Кроме того, я стремился сделать так, чтобы бизнес да и граждане страны в целом представляли, как функционирует исполнительная власть, чего от нее ожидать, каковы ее приоритеты. Чтобы ни у кого не возникало вопросов, куда и в каких случаях надо обращаться, если возникает необходимость. Исполнительная власть должна работать как четко отлаженный и максимально унифицированный механизм с понятной идеологией реформ и прогнозируемым поведением.
Все последующие годы мне было комфортно работать с Андраником Маргаряном, который ни разу не выходил за рамки наших договоренностей. Мое решение о назначении его премьером в мае 2000 года, которое я тогда считал временным, на деле стало началом долгого и плодотворного сотрудничества.
В таком составе правительство проработало почти три года, до президентских выборов 2003 года, и в этот период мы заложили основы целого ряда важных реформ.

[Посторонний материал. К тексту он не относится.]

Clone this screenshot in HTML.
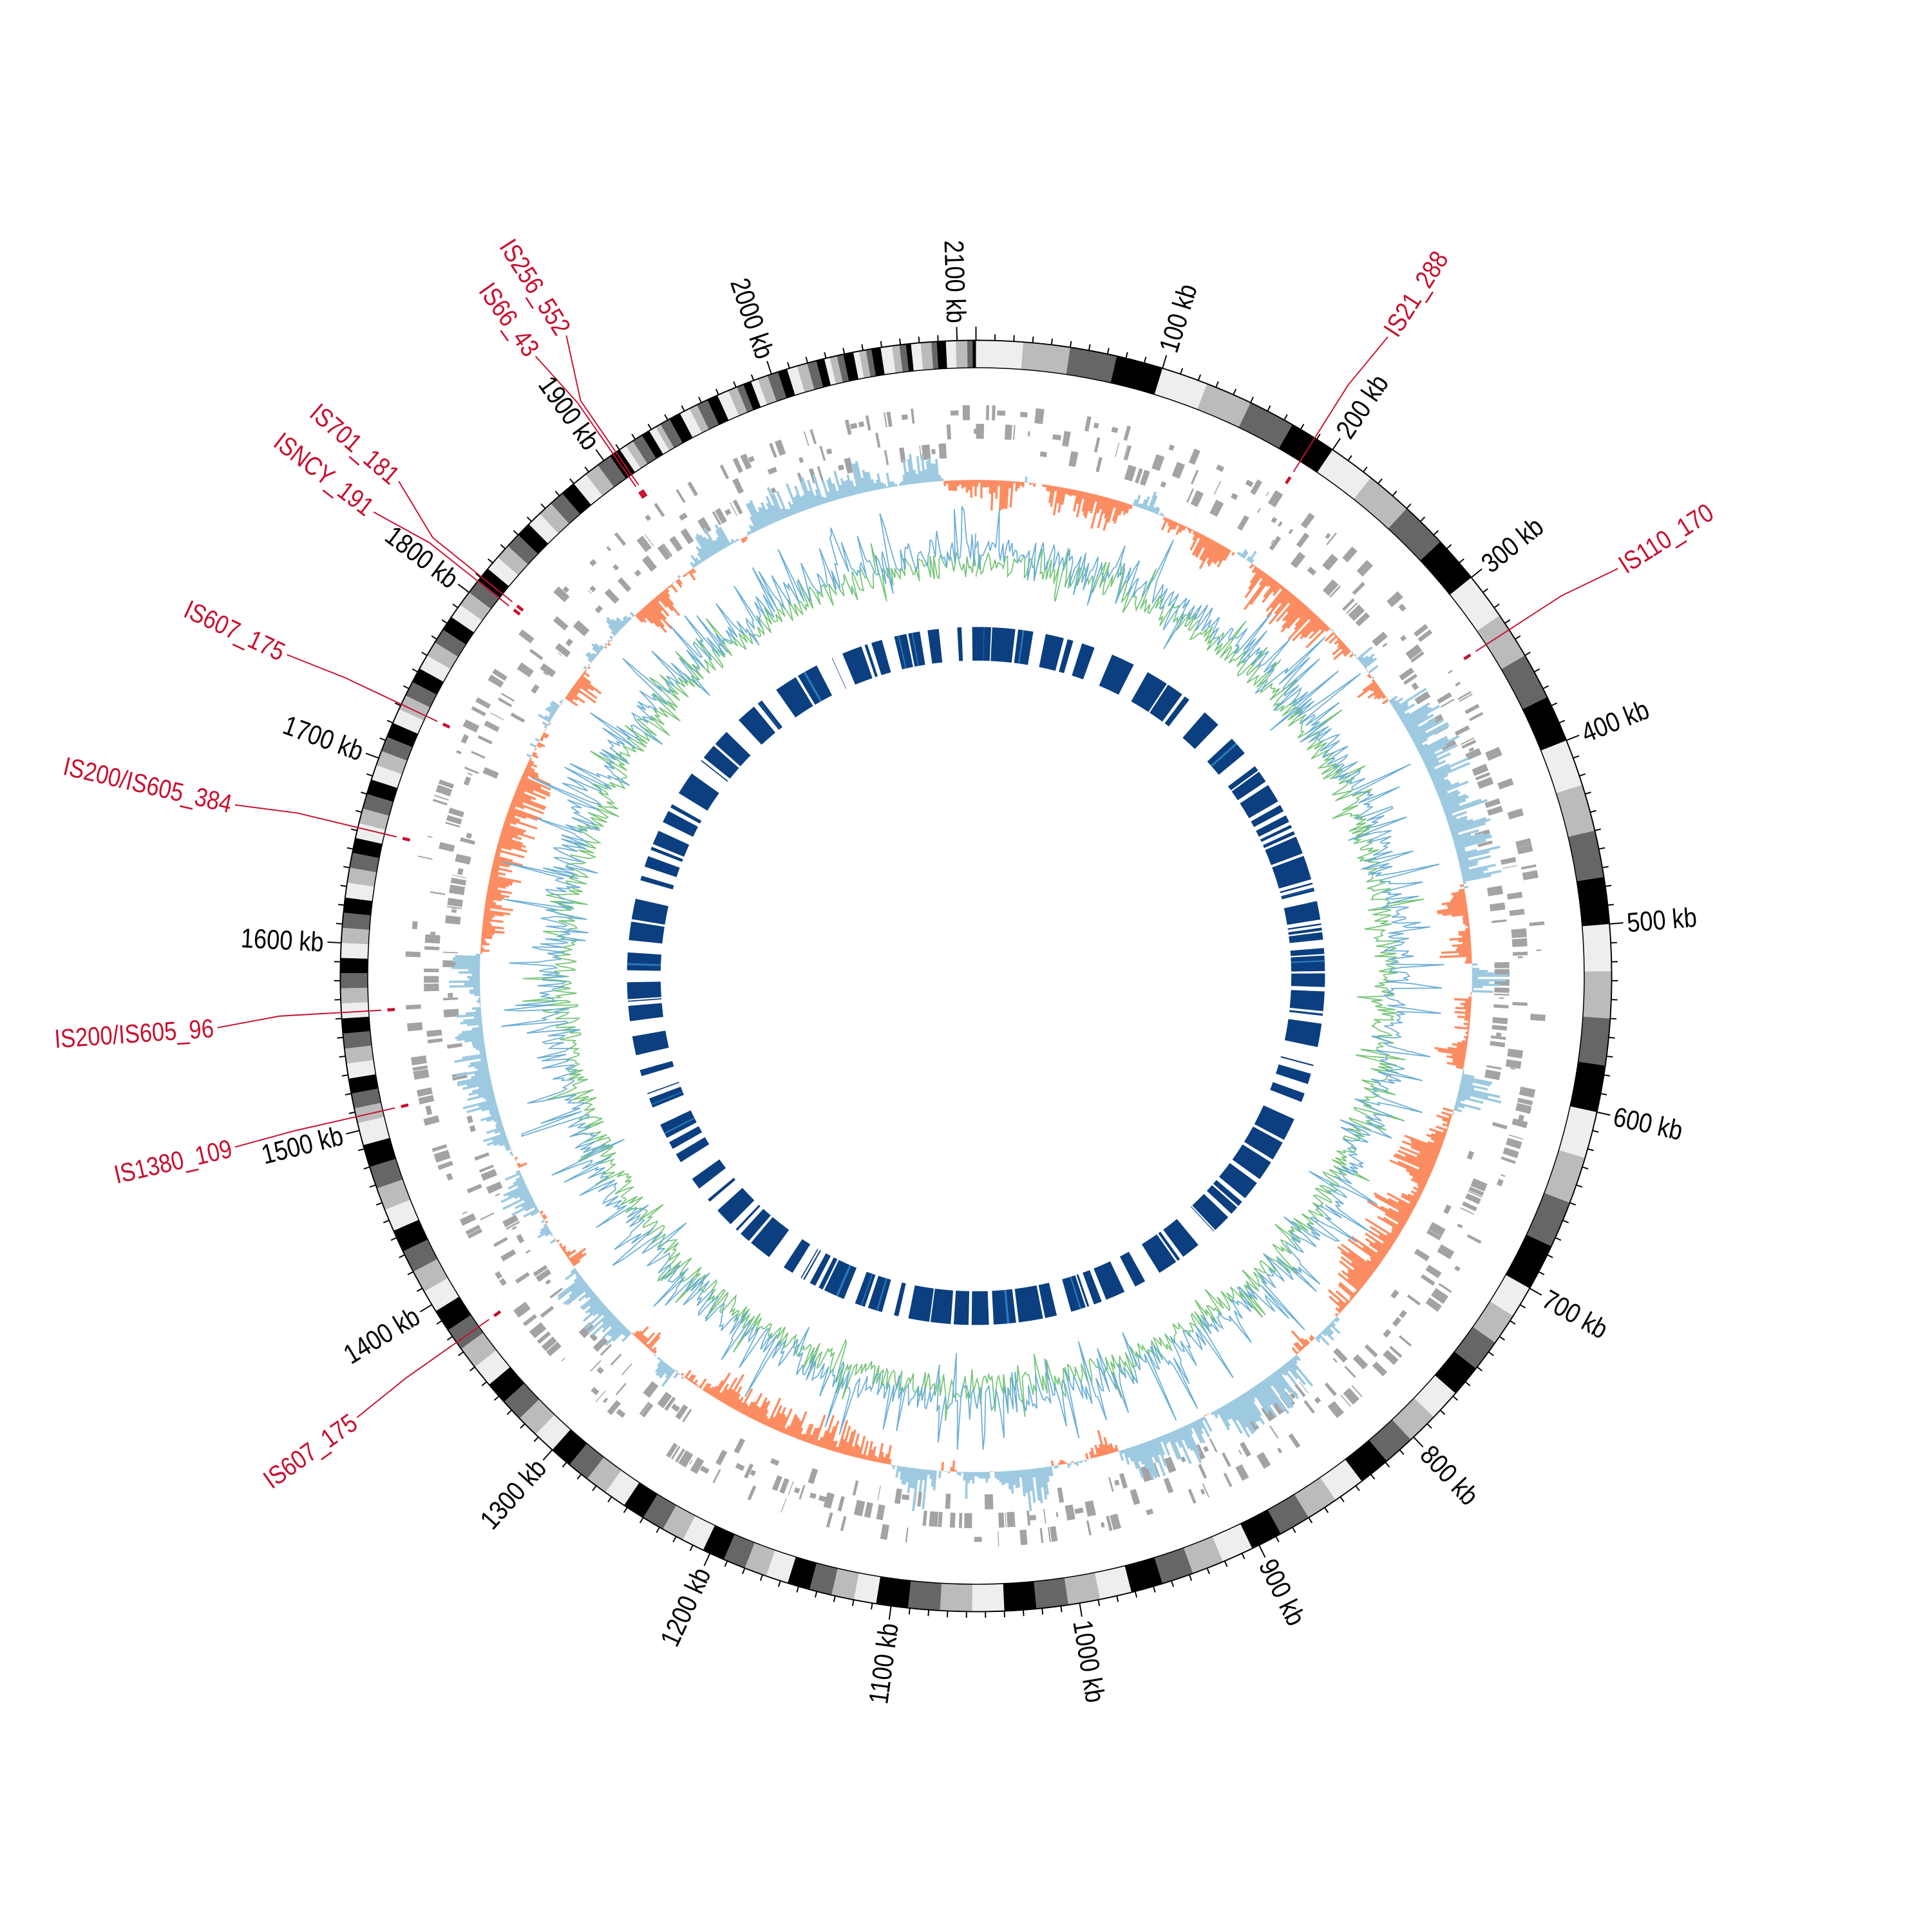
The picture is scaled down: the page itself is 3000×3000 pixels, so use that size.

Приоритетом для нас, конечно, оставалась экономика. Нужно было предпринимать меры для развития малого и среднего бизнеса. По непонятной причине его доля составляла всего лишь 15 процентов от ВВП, хотя в Армении, в силу традиций и сильных семейных связей, малый и средний бизнес мог бы стать мощным драйвером экономического роста. Таким образом мы вовлекли бы в экономику десятки тысяч людей, которые стали бы кровно заинтересованы в стабильности в стране.
Первым делом мы приняли закон о господдержке малого и среднего бизнеса, а чуть позже – закон об упрощенном налогообложении. Малому бизнесу трудно разобраться в сложных переплетениях налогового кодекса, еще сложнее – иметь дело с налоговиками, а масштабы бизнеса не позволяют содержать профессиональных бухгалтеров и консультантов. Мы ввели фиксированный налог, привязав его к обороту, чем избавили малый бизнес от общения с налоговыми органами.
Я много раз встречался с представителями малого бизнеса: пытался понять, что им еще мешает и где на практике они сталкиваются с препятствиями. Две проблемы высветились сразу: общение с госорганами и конкуренция с крупным бизнесом. Требовались законодательные основы для защиты экономической конкуренции и радикальные меры по ограничению влияния чиновников и многочисленных проверяющих органов. Наиболее уязвимыми и беззащитными оказывались небольшие фирмы и семейные предприятия. Тема эта многократно обсуждалась у меня на совещаниях в разных форматах. В результате мы проработали и приняли закон о защите экономической конкуренции и уже в 2001 году создали соответствующую независимую комиссию. Тогда же мы приняли закон о госзакупках, который, при всех своих недостатках, все же заметно упорядочил бюджетные расходы и позволил бизнесу активнее участвовать в тендерах по приобретению товаров и услуг. Эта сфера всегда была чиновничьим Клондайком, где без откатов не происходило ничего. Теперь тендеры стали прозрачными, а главное – конкурентными. Моя контрольная служба начала получать многочисленные жалобы на решения тендерных комиссий от фирм, проигравших конкурсы, что я посчитал очень хорошим сигналом. Впервые появились признаки того, что без взяток и откатов у нас в стране можно иметь дела с госорганами.
Дальше нам предстояло сделать фундаментальные шаги по борьбе с кумовством и коррупцией в органах власти и управления. Клановость и кумовство я считал одной из самых больших проблем Армении, обусловленной нашей культурной спецификой, а потому и чрезвычайно живучей. Следовало не только принять законодательство, ограничивающее нашу этнокультурную склонность к этому пороку, требовалась также длительная и настойчивая его реализация: чтобы сделать перемены необратимыми, они должны стать частью нашей поведенческой культуры. Общество недопустимо лояльно относилось к подобным явлениям – видимо, каждый думал, что при возможности делал бы то же самое. Я понимал: нужны многие десятилетия настойчивых усилий, чтобы выработать нетерпимость к такому поведению. Но ведь когда-то же нужно начинать? Кто, как не я, должен это сделать? Мне было проще, чем другим: я не был связан ни с кем в Армении какими-либо клановыми, родственными или бизнес-интересами.
Практику формирования органов управления в Армении я считал порочной. Никакой регуляции, никаких ограничений – приходил новый министр, а вместе с ним появлялась куча его родни, односельчан, друзей детства и прочих. Личная преданность и умение держать язык за зубами являлись, пожалуй, главными критериями отбора. Со сменой министров аппарат министерств обновлялся настолько радикально, что разговоры о профессионализме и институциональной памяти оставались пустым звуком. По сути, в системе госуправления отсутствовала сколь-нибудь последовательная кадровая политика – все основывалось на связях и протекции. Это было удобно и выгодно тем, кто уже находился во власти, но с таким управленческим потенциалом двигать страну вперед было невозможно, а почва для коррупции при этом становилась идеальной. Сложившуюся практику требовалось решительно менять.